The line of Upper Lorraine dukes became extinct upon the death of Theodoric's grandson Duke Frederick III in 1033; whereafter his cousin Gothelo, son and heir of Duke Godfrey II of Lower Lorraine II could unite both duchies in his hands. After his death in 1044, however, King Henry III enfeoffed Lower Lorraine to his younger son Gothelo II and the elder, Godfrey III the Bearded, could only succeed in Upper Lorraine. When Gothelo II died two years later, Godfrey III claimed his rights but found Henry III unwilling to re-unite both duchies. He openly rebelled, campaigned the Lower Lorraine lands and was finally declared deposed by the emperor. Thereafter, Upper Lorraine was lost and passed to Count Adalbert of Metz, a son of late Theodoric's daughter Gisela, and his descendants of the Ardennes-Metz dynasty, ancestors of the later House of Lorraine.

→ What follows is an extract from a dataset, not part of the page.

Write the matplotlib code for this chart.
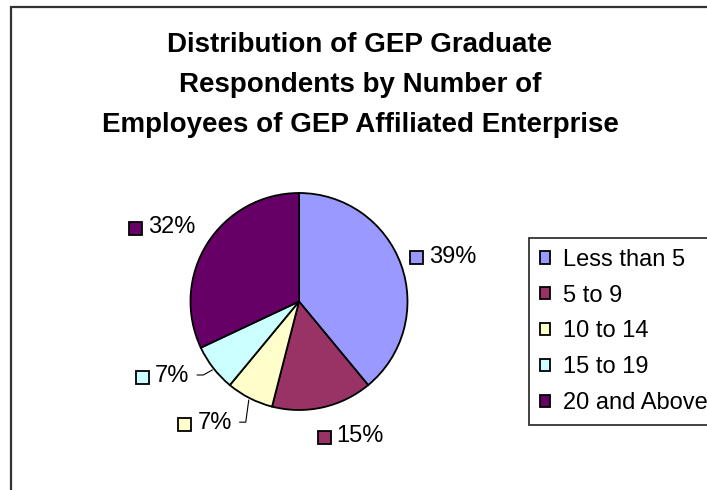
import matplotlib
matplotlib.use("Agg")
import matplotlib.pyplot as plt
from matplotlib.patches import Rectangle
import numpy as np

plt.rcParams["font.family"] = ["Liberation Sans", "DejaVu Sans"]

categories = ["Less than 5", "5 to 9", "10 to 14", "15 to 19", "20 and Above"]
shares = [39, 15, 7, 7, 32]
colors = ["#9999FF", "#993366", "#FFFFCC", "#CCFFFF", "#660066"]
title_lines = ["Distribution of GEP Graduate",
               "Respondents by Number of",
               "Employees of GEP Affiliated Enterprise"]

W, H = 707, 490
fig = plt.figure(figsize=(W / 100, H / 100), dpi=100)
ax = fig.add_axes([0, 0, 1, 1])


def Y(y):
    """Convert a top-down pixel row into the axes' bottom-up coordinate."""
    return H - y


cx, cy, r = 299, Y(301.5), 108.5
wedges, _ = ax.pie(shares, colors=colors, startangle=90, counterclock=False,
                   center=(cx, cy), radius=r,
                   wedgeprops=dict(edgecolor="black", linewidth=1.3))
ax.set_xlim(0, W)
ax.set_ylim(0, H)
ax.set_aspect("auto")
ax.axis("off")

# chart-area frame; its right and bottom sides run past the canvas
ax.add_patch(Rectangle((11, Y(H + 20)), W + 20, H + 20 - 7, fill=False,
                       edgecolor="#333333", lw=1.6, zorder=0))

for i, line in enumerate(title_lines):
    ax.text(360, Y(52 + 40 * i), line, ha="center", va="baseline",
            fontsize=20, fontweight="bold")

# data labels: nudge (px, right/down) from the wedge's rim at its mid angle
label_nudge = [(9, -8), (-5, 29), (-18, 25), (-24, 8), (-12, -16)]
with_leader = [False, False, True, True, False]
box = 13
gap = 6

fig.canvas.draw()
renderer = fig.canvas.get_renderer()
total = float(sum(shares))
start = 90.0
for i, (val, col) in enumerate(zip(shares, colors)):
    span = 360.0 * val / total
    mid = np.deg2rad(start - span / 2)
    start -= span
    ex, ey = cx + r * np.cos(mid), cy + r * np.sin(mid)
    nx, ny = label_nudge[i]
    lx, ly = ex + nx, ey - ny
    t = ax.text(0, ly, f"{val}%", fontsize=17, va="center", ha="left")
    tw = t.get_window_extent(renderer).width
    if np.cos(mid) >= 0:
        left = lx
        right = lx + box + gap + tw
    else:
        right = lx
        left = lx - tw - gap - box
    ax.add_patch(Rectangle((left, ly - box / 2 - 1), box, box, facecolor=col,
                           edgecolor="black", lw=1.3))
    t.set_x(left + box + gap)
    if with_leader[i]:
        ax.plot([ex - 1, right + 14, right + 8], [ey - 2, ly + 1, ly + 1],
                color="black", lw=0.8)

handles = [Rectangle((0, 0), 1, 1, facecolor=c, edgecolor="black", lw=1.3)
           for c in colors]
leg = fig.legend(handles, categories, loc="upper left",
                 bbox_to_anchor=(529 / W, 1 - 238 / H), fontsize=17,
                 frameon=True, fancybox=False, framealpha=1,
                 handlelength=0.45, handleheight=0.45, handletextpad=0.55,
                 labelspacing=0.59, borderpad=0.45, borderaxespad=0)
leg.get_frame().set_edgecolor("#333333")
leg.get_frame().set_linewidth(1.3)

fig.savefig("out.png", dpi=100)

Godfrey III could again strengthen his position, when in 1054 he married Beatrice, a sister of the later Upper Lorraine duke Frederick III, and ruled as Margrave of Tuscany from 1056. He reconciled with the emperor and in 1065 regained the Duchy of Lower Lorraine from the hands of King Henry IV.

However, the line of Lower Lorraine dukes became extinct upon the assassination of his son Duke Godfrey IV the Hunchback in 1076. Though he had designated his nephew Godfrey of Bouillon, son of his sister Ida his successor, his estates were seized by Emperor Henry IV in favour of his son Conrad. Not until 1088, Godfrey of Bouillon was appointed Lower Lorraine regent.

== Possessions and titles ==
The County of Verdun was given to Godfrey by Emperor Otto I between 944 and 951, and was held by several dynasty members over the following four generations.

The Duchies of Upper and Lower Lorraine were the result of the division of the old kingdom, later duchy of Lotharingia in 959. Following the death of the childless Duke Otto in 1012, Godfrey ΙΙ the Childless was granted the Duchy of Lower Lorraine. Godfrey was succeeded in 1023 by his brother Gozelo Ι, who also became Duke of Upper Lorraine in 1033. Both duchies were in the control of the dynasty until 1046, when the rebellions of Godfrey ΙΙΙ the Bearded led to the loss of both titles. Godfrey was finally restored to Lower Lorraine in 1065, and passed this on to his son, Godfrey the Hunchback. The Crusader Godfrey of Bouillon was a nephew of Godfrey IV the Hunchback, and the last of the dynasty to hold the Duchy.

The Castle of Bouillon is first mentioned in 988 in a letter to Godfrey Ι the Captive from his brother Adalberon, Archbishop of Reims. It is believed that this castle, and the estate connected, was an original patrimony of the dynasty. Bouillon was one of the central points of the dynasty's power, and was in their possession until it was sold by Godfrey of Bouillon to cover expenses for the First Crusade.